すさまじきもの 〜歌枕探訪〜


三保の松原(静岡市清水区)




三保の松原に行ってきた。
文化財として国の名勝として指定、またユネスコの世界文化遺産「富士山」の構成資産に登録されている。
たしかにそれだけの景勝地オーラのようなものがあった。

ただ残念だったのは、訪問当日、曇っていて富士山が見られなかったこと。
三保の松原と富士山はセットのようなもので、ただの松原だけでは値打ち半減かな。



こんなかんじ

曇っていて、明るさもない。色彩的にも白砂青松になっていなかった。


観光センターの壁に、晴れたときの写真が張られていたので、記念に撮った。観光センターのおばちゃんによると、秋から冬にかけて晴れが続き、富士山に雪が積もると、完璧な写真が撮れるらしい。

観光センターの写真





とにかく車を駐車場に停めて砂浜へ向かった。



「羽衣の松」の碑。
これは二代目らしい。
初代は先ごろ枯れてしまい、新たに近くの枝ぶりの良い松を選んだようだ。全体的にこの辺りにある松は、昔から保護されてきたためか、立派な松が多かった。どれもこれも圧倒的な威圧感があった。






これが初代の「羽衣の松」(写真右)と石碑。
掲げられていた歌は、

風早の 三穂の浦廻を こぐ舟の 船人騒ぐ 波立つらしも 万葉集


これを和歌山の煙樹海岸を詠んだ歌だとする意見もあるが、やっぱり三保の松原だろう。 

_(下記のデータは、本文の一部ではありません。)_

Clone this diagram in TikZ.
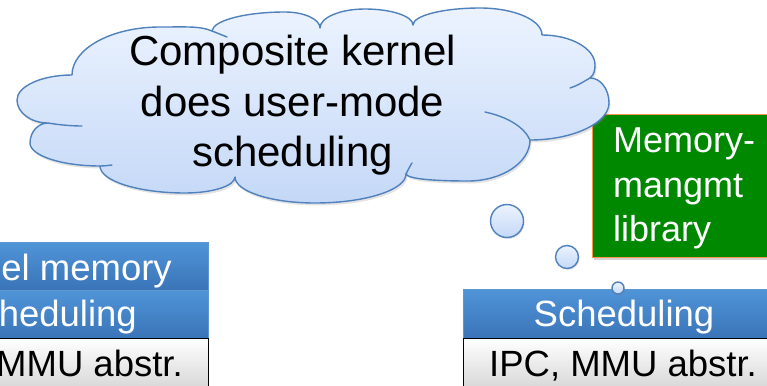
\documentclass[tikz,border=0pt]{standalone}
\usepackage{fontspec}
\setmainfont{Liberation Sans}
\usetikzlibrary{shadows}

\definecolor{cloudline}{RGB}{79,129,189}
\definecolor{cloudtop}{RGB}{236,243,254}
\definecolor{cloudbot}{RGB}{196,216,247}
\definecolor{bluetop}{RGB}{80,148,216}
\definecolor{bluebot}{RGB}{58,116,184}
\definecolor{blueedge}{RGB}{96,150,206}
\definecolor{libgreen}{RGB}{0,136,0}
\definecolor{liborange}{RGB}{247,150,70}

\newcommand\layerfont{\fontsize{36.5}{44}\selectfont}
\newcommand\thoughtfont{\fontsize{42}{50.5}\selectfont}
\newcommand\libfont{\fontsize{36}{44.5}\selectfont}

\tikzset{
  cloudedge/.style={draw=cloudline, line width=1.4pt, line join=round, line cap=round},
  cloudbody/.style={cloudedge, top color=cloudtop, bottom color=cloudbot,
    drop shadow={opacity=0.22, shadow xshift=1.5pt, shadow yshift=-2.5pt}},
  bubble/.style={circle, inner sep=0pt, cloudedge, top color=cloudtop, bottom color=cloudbot,
    drop shadow={opacity=0.22, shadow xshift=1pt, shadow yshift=-1.5pt}},
  bluelayer/.style={rectangle, inner sep=0pt, minimum width=322pt,
    draw=blueedge, line width=0.8pt, top color=bluetop, bottom color=bluebot,
    drop shadow={opacity=0.35, shadow xshift=0pt, shadow yshift=-2.5pt}},
  graylayer/.style={rectangle, inner sep=0pt, minimum width=322pt,
    draw=black, line width=0.9pt, top color=white, bottom color=black!16},
  layertext/.style={inner sep=0pt, font=\layerfont},
  libbox/.style={rectangle, inner sep=0pt, anchor=north west, fill=libgreen,
    draw=liborange, line width=1.3pt,
    drop shadow={opacity=0.35, shadow xshift=1.5pt, shadow yshift=-2.5pt}},
}

\begin{document}
\begin{tikzpicture}[x=1pt, y=-1pt]
\useasboundingbox (0,0) rectangle (767,385);
\clip (0,0) rectangle (767,385);

% left stack of layers
\node[bluelayer, minimum height=48pt] (kmemL) at (47,266) {};
\node[bluelayer, minimum height=48pt] (schedL) at (47,314) {};
\node[graylayer, minimum height=52pt] (ipcL) at (47,364) {};
\node[layertext, anchor=base east, text=white] (kmemLtext) at (172,280) {el memory};
\node[layertext, anchor=base east, text=white] (schedLtext) at (137,326.7) {heduling};
\node[layertext, anchor=base east] (ipcLtext) at (183,376.7) {MMU abstr.};

% right stack of layers
\node[bluelayer, minimum height=49pt] (schedR) at (624,313.5) {};
\node[graylayer, minimum height=52pt] (ipcR) at (624,364) {};
\node[layertext, anchor=base, text=white] (schedRtext) at (624,326.7) {Scheduling};
\node[layertext, anchor=base] (ipcRtext) at (623,376.7) {IPC, MMU abstr.};

% memory-management library
\node[libbox, minimum width=193pt, minimum height=143pt] (lib) at (592,114) {};
\node[inner sep=0pt, anchor=north west, align=left, text=white, font=\libfont]
  (libtext) at (613,128) {Memory-\\mangmt\\library};

% thought cloud
\path[cloudbody] (72,75)
  .. controls (41.8,75) and (17,86.2) .. (17,100)
  .. controls (17,112.7) and (31,123) .. (48,123)
  .. controls (38,123) and (30,132) .. (30,143)
  .. controls (30,155.6) and (61.5,166) .. (100,166)
  .. controls (100,180.9) and (138.2,193) .. (185,193)
  .. controls (212.5,193) and (235,185.8) .. (235,177)
  .. controls (235,191.3) and (271,203) .. (315,203)
  .. controls (365,203) and (406,190) .. (406,174)
  .. controls (408,179) and (434,181) .. (468,181)
  .. controls (502,181) and (530,162.5) .. (530,140)
  .. controls (573,140) and (609,123) .. (609,103)
  .. controls (609,89) and (600.5,78) .. (590,78)
  .. controls (594,75) and (595,70) .. (595,65)
  .. controls (595,48.5) and (571,35) .. (542,35)
  .. controls (542,20) and (514,8) .. (480,8)
  .. controls (443,8) and (413,15.6) .. (413,25)
  .. controls (413,16.2) and (391.4,9) .. (365,9)
  .. controls (340.3,9) and (320,17.5) .. (320,28)
  .. controls (320,19.2) and (304,12) .. (285,12)
  .. controls (245.4,12) and (213,20.5) .. (212,31)
  .. controls (200,26) and (188.6,27) .. (160,27)
  .. controls (111.6,27) and (72,48.6) .. (72,75) -- cycle;

% inner strokes where the puffs overlap
\draw[cloudedge] (48,123) .. controls (60,125) and (72,126) .. (82,126);
\draw[cloudedge] (100,166) .. controls (104,166) and (108,165.5) .. (112,165);
\draw[cloudedge] (406,174) .. controls (408,170) and (410,166) .. (412,163);
\draw[cloudedge] (485,112) .. controls (508,117) and (524,127) .. (530,140);
\draw[cloudedge] (590,78) .. controls (583,82) and (577,86) .. (570,88);
\draw[cloudedge] (212,31) .. controls (217,33) and (222,35) .. (227,37);

\node[inner sep=0pt, anchor=north, align=center, font=\thoughtfont]
  (thought) at (292.5,35) {Composite kernel\\does user-mode\\scheduling};

% trailing thought bubbles
\node[bubble, minimum size=33pt] (bubA) at (507,221) {};
\node[bubble, minimum size=23pt] (bubB) at (567,257) {};
\node[bubble, minimum size=12pt] (bubC) at (618,288) {};
\end{tikzpicture}
\end{document}
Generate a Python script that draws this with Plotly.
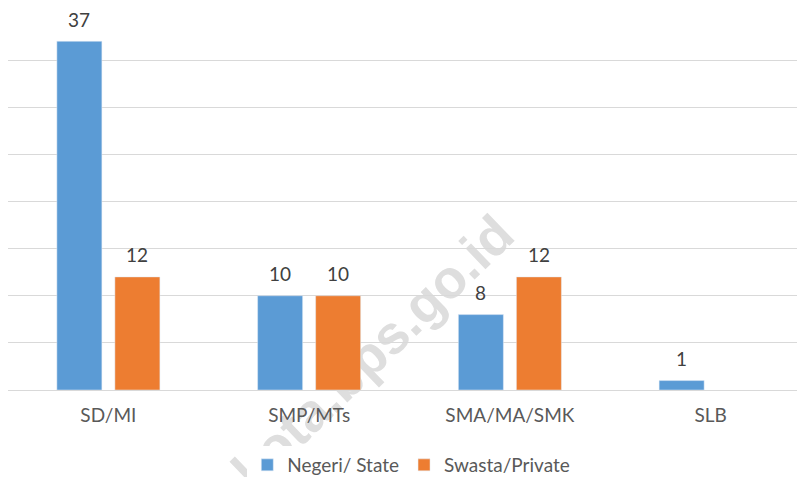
import plotly.graph_objects as go

categories = ["SD/MI", "SMP/MTs", "SMA/MA/SMK", "SLB"]
negeri = [37, 10, 8, 1]
swasta = [12, 10, 12, None]
series_names = ["Negeri/ State", "Swasta/Private"]

BLUE = "#5B9BD5"
ORANGE = "#ED7D31"
FONT = "Lato"

fig = go.Figure()
fig.add_trace(go.Bar(x=categories, y=negeri, name=series_names[0], marker_color=BLUE))
fig.add_trace(go.Bar(x=categories, y=swasta, name=series_names[1], marker_color=ORANGE))

# value labels above bars
for values, shift in ((negeri, -29), (swasta, 29)):
    for cat, v in zip(categories, values):
        if v is None:
            continue
        fig.add_annotation(x=cat, y=v, text=str(v), showarrow=False, xshift=shift,
                           yanchor="middle", yshift=22,
                           font=dict(color="#404040", size=19, family=FONT))

# the page body adds an 8px offset, so the figure is sized to fit the window
fig.update_layout(
    width=797, height=469,
    margin=dict(l=0, r=0, t=5, b=87, autoexpand=False),
    paper_bgcolor="white", plot_bgcolor="white",
    barmode="group", bargap=0.422, bargroupgap=0.224,
    font=dict(family=FONT, size=19, color="#595959"),
    showlegend=True,
    legend=dict(orientation="h", x=0.506, xanchor="center", y=-0.199, yanchor="middle",
                font=dict(size=19, color="#595959"), itemwidth=30, traceorder="normal"),
    xaxis=dict(range=[-0.5, 3.47], showgrid=False, zeroline=False, showline=False,
               ticks="", ticklabelstandoff=12, tickfont=dict(size=19, color="#595959")),
    yaxis=dict(range=[0, 40], dtick=5, showgrid=True, gridcolor="#D9D9D9", gridwidth=1,
               zeroline=True, zerolinecolor="#D9D9D9", zerolinewidth=1,
               showticklabels=False, ticks=""),
    shapes=[dict(type="rect", xref="paper", yref="paper",
                 x0=0.452, x1=0.454, y0=0.110, y1=0.112,
                 line=dict(width=0), fillcolor="rgba(0,0,0,0)", layer="below",
                 label=dict(text="<b>kota.bps.go.id</b>", textangle=-44,
                            textposition="middle center",
                            font=dict(family="Liberation Sans", size=54, color="#DEDEDE")))],
)

fig.write_html("out.html")
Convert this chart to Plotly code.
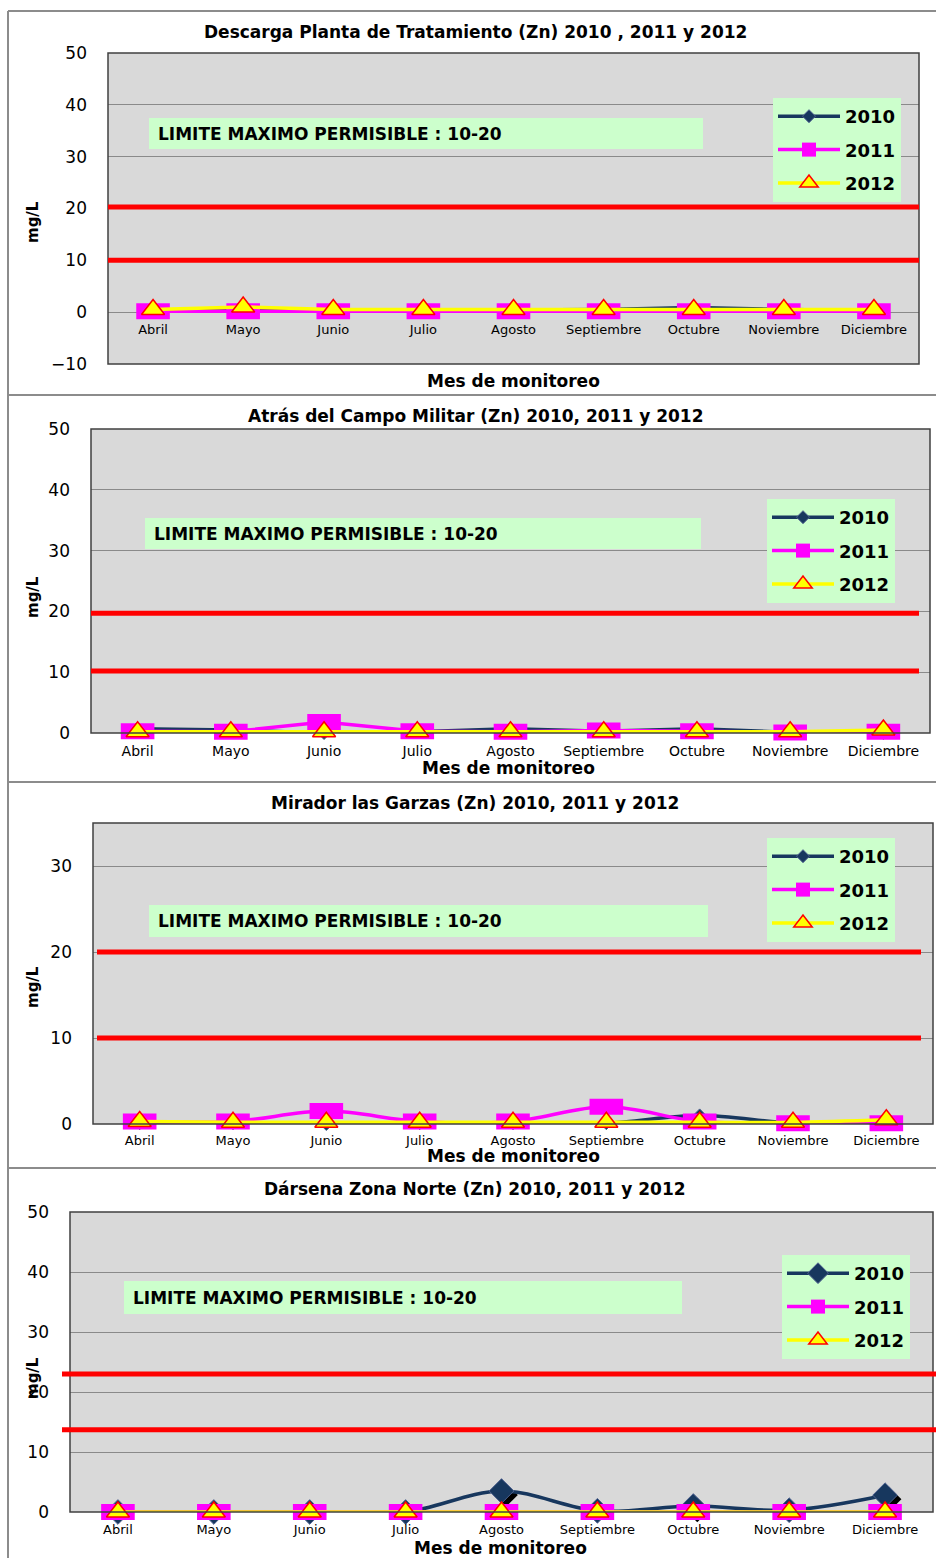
import plotly.graph_objects as go

W, H = 936, 1558

# ---------------- data ----------------
months = ["Abril", "Mayo", "Junio", "Julio", "Agosto", "Septiembre", "Octubre", "Noviembre", "Diciembre"]
years = ["2010", "2011", "2012"]

titles = [
    "Descarga Planta de Tratamiento (Zn) 2010 , 2011 y 2012",
    "Atrás del Campo Militar (Zn) 2010, 2011 y 2012",
    "Mirador las Garzas (Zn) 2010, 2011 y 2012",
    "Dársena Zona Norte (Zn) 2010, 2011 y 2012",
]

p1_2010 = [0.3, 0.3, 0.3, 0.3, 0.4, 0.5, 0.9, 0.5, 0.3]
p1_2011 = [0.2, 0.2, 0.2, 0.2, 0.2, 0.2, 0.2, 0.2, 0.2]
p1_2012 = [0.5, 1.0, 0.5, 0.5, 0.5, 0.5, 0.5, 0.5, 0.5]

p2_2010 = [0.7, 0.5, 0.0, 0.2, 0.7, 0.3, 0.7, 0.1, 0.0]
p2_2011 = [0.3, 0.2, 1.8, 0.3, 0.2, 0.4, 0.3, 0.1, 0.2]
p2_2012 = [0.2, 0.2, 0.2, 0.2, 0.2, 0.2, 0.2, 0.2, 0.5]

p3_2010 = [0.1, 0.1, 0.0, 0.1, 0.1, 0.1, 1.0, 0.1, 0.0]
p3_2011 = [0.3, 0.3, 1.5, 0.3, 0.3, 2.0, 0.3, 0.1, 0.1]
p3_2012 = [0.3, 0.2, 0.2, 0.2, 0.2, 0.2, 0.2, 0.2, 0.5]

p4_2010 = [0.0, 0.0, 0.0, 0.0, 3.5, 0.2, 1.0, 0.3, 2.8]
p4_2011 = [0.0, 0.0, 0.0, 0.0, 0.0, 0.0, 0.0, 0.0, 0.0]
p4_2012 = [0.0, 0.0, 0.0, 0.0, 0.0, 0.0, 0.0, 0.0, 0.0]

series = [
    (p1_2010, p1_2011, p1_2012),
    (p2_2010, p2_2011, p2_2012),
    (p3_2010, p3_2011, p3_2012),
    (p4_2010, p4_2011, p4_2012),
]

limits = [(20.3, 10.0), (19.7, 10.2), (20.0, 10.0), (23.0, 13.7)]
y_ranges = [(-10, 50), (0, 50), (0, 35), (0, 50)]
limit_text = "LIMITE MAXIMO PERMISIBLE : 10-20"
x_title = "Mes de monitoreo"
y_title = "mg/L"

# ---------------- layout geometry (pixels) ----------------
panels = [
    dict(plot=(108, 919, 53, 364), title_y=32, xt=(513, 381), yl=(33, 222),
         green=(149, 703, 118, 149), legend=(773, 98), tickfont=13, standoff=8,
         red=(108, 919), shape="linear", dsize=10, shadow=False),
    dict(plot=(91, 930, 429, 733), title_y=416, xt=(509, 768), yl=(33, 597),
         green=(145, 701, 518, 549), legend=(767, 499), tickfont=14, standoff=8,
         red=(91, 919), shape="linear", dsize=10, shadow=False),
    dict(plot=(93, 933, 823, 1124), title_y=803, xt=(513, 1156), yl=(33, 987),
         green=(149, 708, 905, 937), legend=(767, 838), tickfont=13, standoff=7,
         red=(97, 921), shape="spline", dsize=10, shadow=False),
    dict(plot=(70, 933, 1212, 1512), title_y=1189, xt=(500, 1548), yl=(33, 1378),
         green=(124, 682, 1281, 1314), legend=(782, 1255), tickfont=13, standoff=8,
         red=(62, 936), shape="spline", dsize=19, shadow=True),
]
SHADOW_PX = 4


def fx(x):
    return x / W


def fy(y):
    return 1 - y / H


FONT = "DejaVu Sans"
NAVY = "#17375E"
PINK = "#FF00FF"
YELLOW = "#FFFF00"
GREEN = "#CCFFCC"

fig = go.Figure()
layout = dict(
    width=W, height=H, margin=dict(l=0, r=0, t=0, b=0, pad=0),
    paper_bgcolor="white", plot_bgcolor="#D9D9D9",
    font=dict(family=FONT, color="black"),
    showlegend=True,
)
shapes = []
annotations = []

# panel borders
for yb in [11, 395, 782, 1168]:
    shapes.append(dict(type="line", xref="paper", yref="paper", x0=fx(8), x1=1, y0=fy(yb), y1=fy(yb),
                       line=dict(color="#8C8C8C", width=2)))
shapes.append(dict(type="line", xref="paper", yref="paper", x0=fx(8), x1=fx(8), y0=fy(11), y1=0,
                   line=dict(color="#8C8C8C", width=2)))


def marker_traces(xr, yr, s2010, s2011, s2012, p, leg, n, shadow=False):
    col = "black"
    traces = []
    if shadow:
        traces.append(go.Scatter(x=months, y=s2010, xaxis=xr, yaxis=yr, mode="markers", showlegend=False,
                                 cliponaxis=False, hoverinfo="skip",
                                 marker=dict(symbol="diamond", size=p["dsize"], color=col)))
        traces.append(go.Scatter(x=months, y=s2011, xaxis=xr, yaxis=yr, mode="markers", showlegend=False,
                                 cliponaxis=False, hoverinfo="skip",
                                 marker=dict(symbol="line-ew", size=24, color=col, line=dict(color=col, width=16))))
        traces.append(go.Scatter(x=months, y=s2012, xaxis=xr, yaxis=yr, mode="markers", showlegend=False,
                                 cliponaxis=False, hoverinfo="skip",
                                 marker=dict(symbol="triangle-up", size=20, color=col)))
        return traces
    traces.append(go.Scatter(
        x=months, y=s2010, name=years[0], xaxis=xr, yaxis=yr, legend=leg, legendgroup="a" + n,
        mode="lines+markers", cliponaxis=False,
        line=dict(color=NAVY, width=3.5, shape=p["shape"]),
        marker=dict(symbol="diamond", size=p["dsize"], color=NAVY, line=dict(color="#4F6290", width=1))))
    traces.append(go.Scatter(
        x=months, y=s2011, name=years[1], xaxis=xr, yaxis=yr, legend=leg, legendgroup="b" + n,
        mode="lines+markers", cliponaxis=False,
        line=dict(color=PINK, width=3.5, shape=p["shape"]),
        marker=dict(symbol="square", size=14, color=PINK, line=dict(width=0))))
    traces.append(go.Scatter(
        x=months, y=s2011, name=years[1], xaxis=xr, yaxis=yr, showlegend=False, legendgroup="b" + n,
        mode="markers", cliponaxis=False, hoverinfo="skip",
        marker=dict(symbol="line-ew", size=24, color=PINK, line=dict(color=PINK, width=16))))
    traces.append(go.Scatter(
        x=months, y=s2012, name=years[2], xaxis=xr, yaxis=yr, legend=leg, legendgroup="c" + n,
        mode="lines+markers", cliponaxis=False,
        line=dict(color=YELLOW, width=3.5, shape=p["shape"]),
        marker=dict(symbol="triangle-up", size=20, color=YELLOW, line=dict(color="#FF0000", width=1.5))))
    return traces


extra = 5
for i, p in enumerate(panels):
    n = "" if i == 0 else str(i + 1)
    xr, yr = "x" + n, "y" + n
    leg = "legend" + n
    l, r, t, b = p["plot"]
    ymin, ymax = y_ranges[i]
    s2010, s2011, s2012 = series[i]

    xa = dict(domain=[fx(l), fx(r)], range=[-0.5, 8.5], type="category",
              categoryorder="array", categoryarray=months, automargin=False,
              showgrid=False, showline=False, zeroline=False, ticks="",
              tickfont=dict(family=FONT, size=p["tickfont"]),
              ticklabelstandoff=p["standoff"], fixedrange=True)
    if ymin < 0:
        y0px = t + (ymax - 0) / (ymax - ymin) * (b - t)
        xa.update(anchor="free", position=fy(y0px))
    else:
        xa.update(anchor=yr)
    layout["xaxis" + n] = xa
    layout["yaxis" + n] = dict(domain=[fy(b), fy(t)], range=[ymin, ymax], anchor=xr, automargin=False,
                               dtick=10, tick0=0, showgrid=True, gridcolor="#8A8A8A", gridwidth=1,
                               zeroline=False, showline=False, ticks="",
                               tickfont=dict(family=FONT, size=17),
                               ticklabelstandoff=20, fixedrange=True)

    if p["shadow"]:
        # shadow layer: overlay axes shifted a few pixels right/down
        dx = SHADOW_PX / ((r - l) / 9.0)
        dy = SHADOW_PX / ((b - t) / (ymax - ymin))
        sx, sy = "x" + str(extra), "y" + str(extra)
        layout["xaxis" + str(extra)] = dict(overlaying=xr, domain=[fx(l), fx(r)], anchor=sy, visible=False,
                                            type="category", categoryorder="array", categoryarray=months,
                                            range=[-0.5 - dx, 8.5 - dx], fixedrange=True)
        layout["yaxis" + str(extra)] = dict(overlaying=yr, domain=[fy(b), fy(t)], anchor=sx, visible=False,
                                            range=[ymin + dy, ymax + dy], fixedrange=True)
        for tr in marker_traces(sx, sy, s2010, s2011, s2012, p, leg, n, shadow=True):
            fig.add_trace(tr)
        mx, my = "x" + str(extra + 1), "y" + str(extra + 1)
        layout["xaxis" + str(extra + 1)] = dict(overlaying=xr, domain=[fx(l), fx(r)], anchor=my, visible=False,
                                                type="category", categoryorder="array", categoryarray=months,
                                                range=[-0.5, 8.5], fixedrange=True)
        layout["yaxis" + str(extra + 1)] = dict(overlaying=yr, domain=[fy(b), fy(t)], anchor=mx, visible=False,
                                                range=[ymin, ymax], fixedrange=True)
        for tr in marker_traces(mx, my, s2010, s2011, s2012, p, leg, n):
            fig.add_trace(tr)
    else:
        for tr in marker_traces(xr, yr, s2010, s2011, s2012, p, leg, n):
            fig.add_trace(tr)

    lx, ly = p["legend"]
    layout[leg] = dict(x=fx(lx), y=fy(ly), xanchor="left", yanchor="top",
                       bgcolor=GREEN, borderwidth=0, tracegroupgap=7, itemwidth=62,
                       font=dict(family=FONT, size=18, weight="bold"),
                       itemclick=False, itemdoubleclick=False)

    shapes.append(dict(type="rect", xref=xr + " domain", yref=yr + " domain", x0=0, x1=1, y0=0, y1=1,
                       line=dict(color="#404040", width=1.5), layer="above"))
    rl, rr = p["red"]
    for lim in limits[i]:
        shapes.append(dict(type="line", xref="paper", yref=yr, x0=fx(rl), x1=fx(rr), y0=lim, y1=lim,
                           line=dict(color="#FF0000", width=5), layer="above"))
    gl, gr, gt, gb = p["green"]
    shapes.append(dict(type="rect", xref="paper", yref="paper", x0=fx(gl), x1=fx(gr), y0=fy(gb), y1=fy(gt),
                       fillcolor=GREEN, line=dict(width=0), layer="above"))
    annotations.append(dict(xref="paper", yref="paper", x=fx(gl + 7), y=fy((gt + gb) / 2),
                            xanchor="left", yanchor="middle", showarrow=False, text=limit_text,
                            font=dict(family=FONT, size=17, weight="bold")))
    annotations.append(dict(xref="paper", yref="paper", x=fx(475), y=fy(p["title_y"]),
                            xanchor="center", yanchor="middle", showarrow=False, text=titles[i],
                            font=dict(family=FONT, size=17, weight="bold")))
    tx, ty = p["xt"]
    annotations.append(dict(xref="paper", yref="paper", x=fx(tx), y=fy(ty),
                            xanchor="center", yanchor="middle", showarrow=False, text=x_title,
                            font=dict(family=FONT, size=17, weight="bold")))
    yx, yy = p["yl"]
    annotations.append(dict(xref="paper", yref="paper", x=fx(yx), y=fy(yy),
                            xanchor="center", yanchor="middle", showarrow=False, text=y_title,
                            textangle=-90, font=dict(family=FONT, size=15, weight="bold")))

layout["shapes"] = shapes
layout["annotations"] = annotations
fig.update_layout(**layout)
fig.write_html("out.html")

このあたり、三保の松原を詠んだ、木製の歌碑がそこらかしこに建てられていて、次第に文学モードが高まっていく。



清見潟ふじの煙やきえぬらん月影みがくみほのうらなみ 後鳥羽院(玉葉集)


さらに


忘れめや 山路打出て 清見がた はるかに三保の 浦に松原 中務卿親王(続古今集)


さらにさらに


廬原清見の崎三保の浦の ゆたけき見つつ もの思ひもなし 万葉集





と、ふと見ると、能楽「羽衣」の案内板があった。
いやはや三保の松原といえば、羽衣伝説。
となりに謡蹟保存会の説明文もあった。



漁夫が天女の羽衣を取り上げ、返してほしかったら、天女の舞を見せてほしいと頼み、天女は素晴らしい舞を舞って、そのあとに富士山へ飛んでいく、というもの。
いかにも能楽ってかんじのストーリー。





(ワキ)
風早乃。三保の浦曲を漕ぐ舟乃。浦人騒ぐ。波路かな
「これは三保の松原に。白龍と申す漁夫にて候。萬里乃好山に雲乍ちに起り。一樓の明月に雨初めて晴れり。げに長閑なる時しもや。春の景色松原の。波立ち続く朝霞。月も残り乃天の原。及びなき身の眺めにも。心そらなる景色かな
忘れめや山路を分けて清見潟。遥かに三保の松原に。立ち連れいざや。通はん立ち連れいざや通はん

・・・・・・・・・







そのあとに御穂神社へ行った。
松の間を通っていく参道があって、予想以上に長い。


かなり歩くと、御穂神社に到着。

こじんまりした神社だったが、社格以上の風格があった。
境内全体的に、由緒あり気な雰囲気が漂っていた。




境内で与謝野晶子の歌碑発見

朝もなほ羽衣に似る雨降りて 桜の濡るる三保の松原 与謝野晶子













(番外編)


清水区興津の道沿いに素晴らしい歌碑を発見した。